Un brusque changement de stratégie. Face à des prévisions alarmistes, laissant entendre que le coronavirus pourrait tuer plus de 250.000 personnes dans le pays, le Royaume-Uni a décidé ces derniers jours de prendre des mesures fortes pour freiner l'épidémie. Même si elles restent moins radicales que celles prises dans les pays voisins.
Lundi soir, lors d'une conférence de presse, le Premier ministre britannique Boris Johnson a demandé à la population d'éviter tout «contact social» et déplacement «non essentiel», en favorisant le télétravail et en cessant de fréquenter pubs, clubs et théâtres. Il a également recommandé aux «plus fragiles», en particulier les personnes âgées et les femmes enceintes, de s'isoler pendant douze semaines.
Dans la foulée mardi matin, le chef de la diplomatie britannique Dominic Raab a conseillé aux ressortissants britanniques d'éviter tout voyage à l'étranger «non essentiel» pendant au moins 30 jours, mettant en avant les limitations «sans précédent» à la circulation imposées dans le monde.
Des mesures pas obligatoires
Un nouvelle étape a donc été franchie outre-Manche dans la lutte contre la progression du Covid-19. Une virus qui a fait 55 morts dans le pays et contaminé plus de 1.500 personnes selon les chiffres officiels. Mais les tests n'étant pas effectués systématiquement malgré les recommandations de l'OMS, une estimation de 55.000 cas dans le pays semble «raisonnable», a déclaré le conseiller scientifique du gouvernement, Patrick Vallance interrogé au Parlement.
Ces nouvelles mesures restent moins radicales que celles prises dans les pays voisins, notamment en France, en Italie ou en Espagne.
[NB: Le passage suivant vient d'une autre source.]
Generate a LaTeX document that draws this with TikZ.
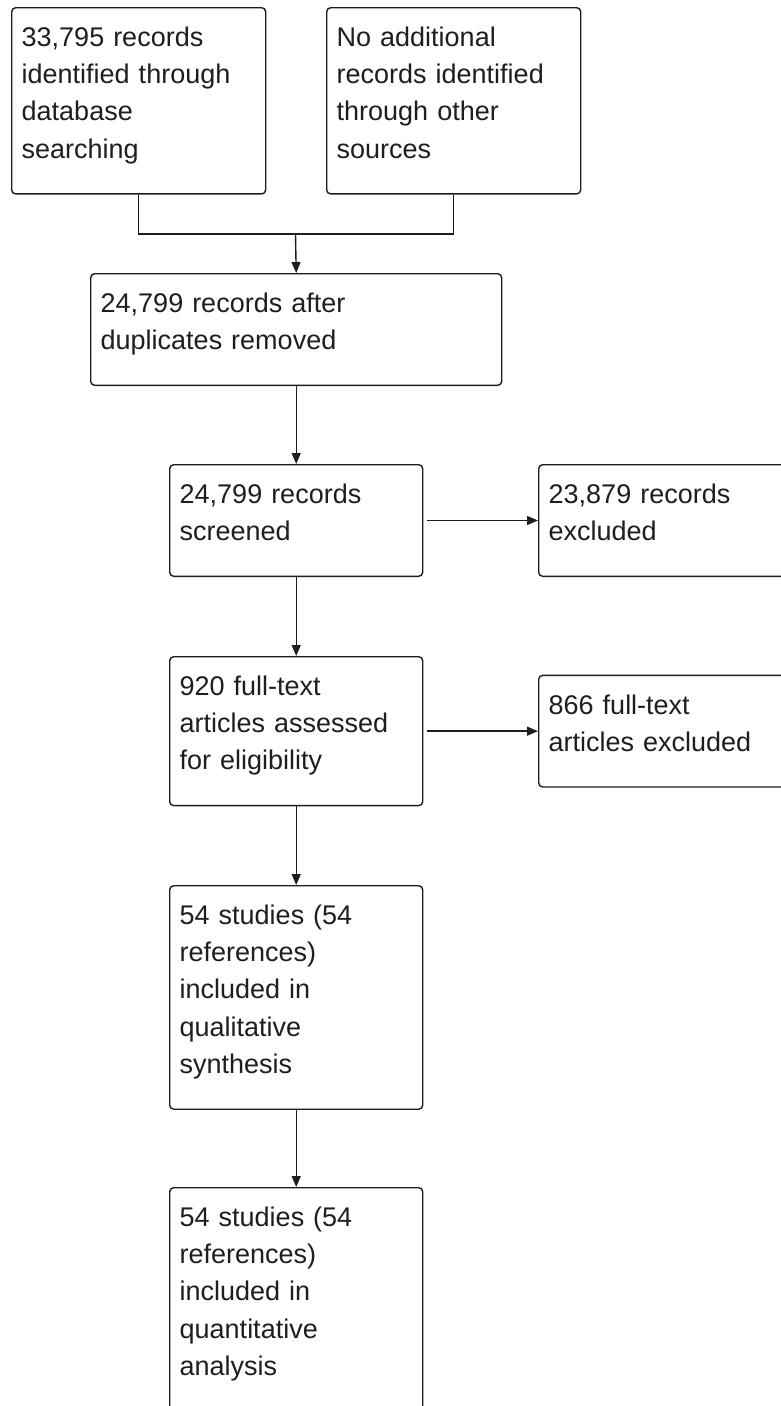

Elles ne sont en effet pas obligatoires, et ne prévoient ni fermeture des écoles, restaurants ou salles de spectacles, ni interdiction formelle des rassemblements, ni fermeture des frontières. On est donc loin des mesures les plus «audacieuses» réclamées mardi par l'OMS aux pays européens.
Elles constituent cependant un net renforcement par rapport à la stratégie controversée adoptée jusqu'alors, qui consistait essentiellement à isoler les personnes présentant des symptômes ou revenant de zones à risque, de façon à alléger la pression sur les services de santé et à favoriser l'émergence d'une «immunité collective». Concrètement, le gouvernement britannique envisageait de laisser le virus s'installer dans le pays et infecter 60 % de la population, afin que celle-ci développe une immunité de groupe qui permette d'empêcher un second pic épidémique en 2021.
Une immunité collective potentiellement meurtrière
Selon la presse britannique, l'exécutif a laissé tomber cette stratégie critiquée, utilisée également aux Pays-Bas, à la lecture d'un rapport de l'Imperial College de Londres, s'appuyant sur des données en provenance d'Italie, publié lundi. Selon cette étude, si le Royaume-Uni persistait dans sa stratégie visant à contenir plutôt qu'à stopper l'épidémie, il fallait alors s'attendre à un bilan humain extrêmement lourd, jusqu'à 260.000 morts, en raison d'une «submersion» du système de santé du pays.
Un chiffre très élevé qui tombe à «quelques milliers ou dizaines de milliers» avec des mesures de distanciation sociale telles que celles dévoilées lundi et mardi par l'exécutif britannique. «Si l'on peut limiter le nombre (de morts) à 20.000 ou moins, cela sera un bon résultat», bien que «cela reste terrible», a jugé Patrick Vallance.
Sauf que ces annonces ont provoqué la colère des dirigeants de l'industrie des pubs, des restaurants et des théâtres. Ils reprochent à Boris Johnson sa position mitigée, craignant de ne pas pouvoir faire jouer leur assurance tant que le gouvernement ne décrète pas la fermeture de leurs établissements. Ils attendent avec impatience la prise de parole du ministre des Finances Rishi Sunak, qui doit présenter ce mardi après-midi un ensemble de mesures destinées à soutenir les entreprises touchées par l'épidémie, après avoir annoncé la semaine dernière un financement d'urgence de 12 milliards de livres (13,2 milliards d'euros).